La madre del troll è sempre incinta

C’è chi, come il grande Flaiano, vive la sua vita “con i piedi fortemente appoggiati sulle nuvole”; chi, invece, i piedi ce li ha fortemente appoggiati sulla rete. Sul web. Parlo dei giornalisti, dei copywriter come me, dei “social media cosi”, dei marketer. E pure dei politici e dei vip, perché no?

Chi lavora molto sul web, lo sa bene: la madre del troll è sempre incinta. Come chi è – o cos’è – un troll? Nella mitologia scandinava, il troll è un folletto maligno e dispettoso. Questa figura è stata poi presa in prestito, per così dire, dal mondo di Internet. Oggi, il troll è colui il quale prende di mira un personaggio, possibilmente influente, e inizia a tempestarlo di messaggi e messaggini, facendo di tutto per rompere le uova nel paniere. Uova, si fa per dire.

Con i social, poi, questa pratica diventa ancora più diffusa. Basta un attimo per contattare un vip. Su Twitter, il social del tempo reale per eccellenza, è sufficiente una chiocciolina davanti al nome del personaggio. Basta anche un hashtag, il cancelletto che si apre sulle più disparate conversazioni, o sui più torbidi sproloqui, inerenti un certo argomento. O, ancora una volta, una certa persona.
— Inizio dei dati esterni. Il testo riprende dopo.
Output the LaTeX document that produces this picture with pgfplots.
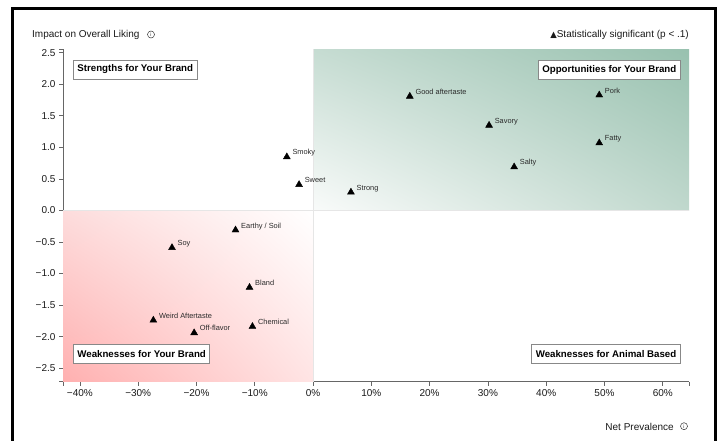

Maggiore è l’influenza sulla rete, la presenza sulla rete di questa persona, maggiori sono le possibilità che questa, più prima che poi, venga “trollata” da qualcuno.

Succede persino ad Al-Quaeda. Proprio così. Nell’agosto del 2013, l’esperto americano di terrorismo ed estremismo J.M Berger sostiene che Al-Quaeda abbia lanciato su Twitter questo hashtag #اقتراحك_لتطوير_اﻹعلام_الجهادي – suggerimenti per migliorare i media dei jihadisti. Dopo la richiesta di aiuto da parte della rete di Berger, l’hashtag in questione ha iniziato a circolare su Twitter, con il proposito originale del tutto stravolto dagli utenti.

Ecco qualche tweet esemplificativo.

Ma questo è un caso di trolling con un buon fine, diciamo così. Di solito, invece, lo scopo del troll è quello di ferire, disturbare, inveire, infierire, sparare sentenze. Lo sa bene il cantante James Blunt.

Blunt, infatti, riceve ogni giorno decine e decine di tweet da parte dei suoi ormai amici troll. A quanto pare il buon James non è solo bravo nell’arte del canto; se la cava davvero bene anche in quella dello spegnere il trolling, senza farlo diventare flame. E lo fa con un’ironia intelligente, garbata, brillante. Un vero esempio non solo per chi è circondato da “folletti malefici”, ma anche per chi sul web ci lavora tutti i giorni e, puntalmente, si ritrova a dover rispondere a tweet o a commenti pungenti.

Così come esistono le file interminabili alla posta, il semaforo che scatta sempre sul rosso mentre stiamo per passare noi, le pentole antiaderenti che non anti-aderiscono e i pallini di cotone che si formano nell’ombelico degli uomini, così esistono i troll. E tutti, o comunque in molti, se ne ritroveranno uno sul proprio profilo Twitter, Facebook, Google Plus, LinkedIn…

Inutile sperare che non arrivi. Arriverà, il troll di turno arriverà. L’importante è sapergli chiudere il #cancelletto in faccia con un sorriso.